In the meantime, today I thought I'd do short reviews of two lightweight but entertaining series with similar themes and scenarios, one each from Netflix and Amazon Studios.

Netflix's offering, Never Have I Ever, is now in its third season. The story is centered on a brilliant but socially insecure teenage girl, Devi
Vishwakumar (played charmingly by Maitreyi Ramakrishnan). 

Devi is the daughter of a successful East Indian immigrant family in California. She is trying to figure out high school, romance and sex, and how to be popular and socially successful in a typical American school, while surrounded at home with all the influences, expectations and strict rules for girls of her family's traditional Indian culture. 

But that's not quite all of it. At the same time she's dealing with all her own teenage insecurities, family problems, new desires and her drive to succeed in school and with her friends, she's also trying to navigate the psychological devastation of her father's unexpected recent death, and the void it's left in her life, as well as that of her physician mother.  

With all that apparent heaviness, it might seem that this show might be depressing or serious, but in fact, it's anything but that. This is definitely intended as a situational comedy. It depicts the real and common teenage adjustment problems of bright girls from immigrant families in their teenage years, but with a soft touch, and plenty of amusing humor and sensitivity.  The episodes are only a half hour each, so it's easy light entertainment. Recommended.
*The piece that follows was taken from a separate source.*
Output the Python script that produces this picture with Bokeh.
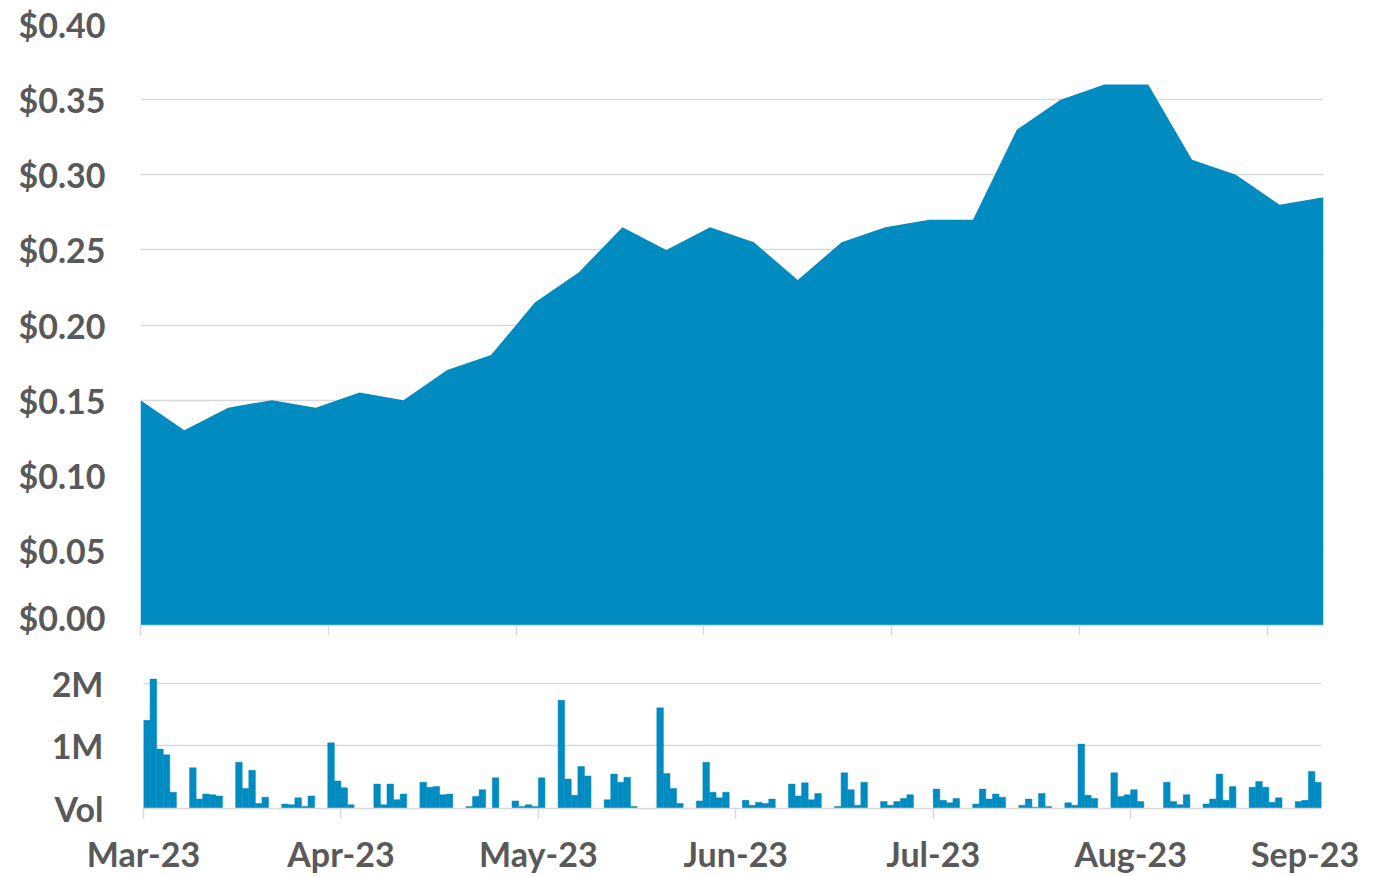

Amazon's series The Summer I Turned Pretty (2022), tells the story of Belly (real name Isabella Chung, played by Lola Tung), an Asian-American girl who returns at age 15 (going on 16) with her mother and older brother to the lovely summer home of a wealthy white family with whom they have been sharing summer vacations since Belly's early childhood. 

The backstory on this "melded family" is that the two mothers have been best friends since college, and both are now having marital issues with their respective husbands. More important to Belly, though, is that for the first time, she is seeing her two "older brothers" in the other family with a romantic eye, at the same time they are noticing her as a blossoming young woman instead of just a sort of fondly regarded kid sister or cousin.  

This sets up a love triangle situation (fairly innocent in terms of any actual behavior other than kissing) which somewhat taxed my credulity, since most kids I have known who grew up in these kinds of close family/friend situations tend to look elsewhere for romance. But still, I'll concede it's not impossible.

Along with the main romantic story line of Belly and the two brothers in the other family, there are a number of other family and young adult challenges, including how the children deal with their parents' breakups, the differences in outlook between the middle class Asian family and their rich friends (and their community), an adult extra-marital affair or two in the mix, Belly's involvement in an upper class social "coming out" process at the behest of her mother's friend, and the threat of a potentially fatal disease to one of the parents, with its emotional impacts on the family members.  In other words, there is plenty of grist for the drama mill.

This 7-part series, which apparently has been renewed for a second season, is more earnest and less comedic than Never Have I Ever, but still tells a watchable story of families and their teenagers' early strivings and romantic longings, in the context of friendships that cross both class and racial lines in modern America. It's not serious drama, but it is a reasonable entertainment if you enjoy watching family stories aimed at young adult audiences and situations. Recommended.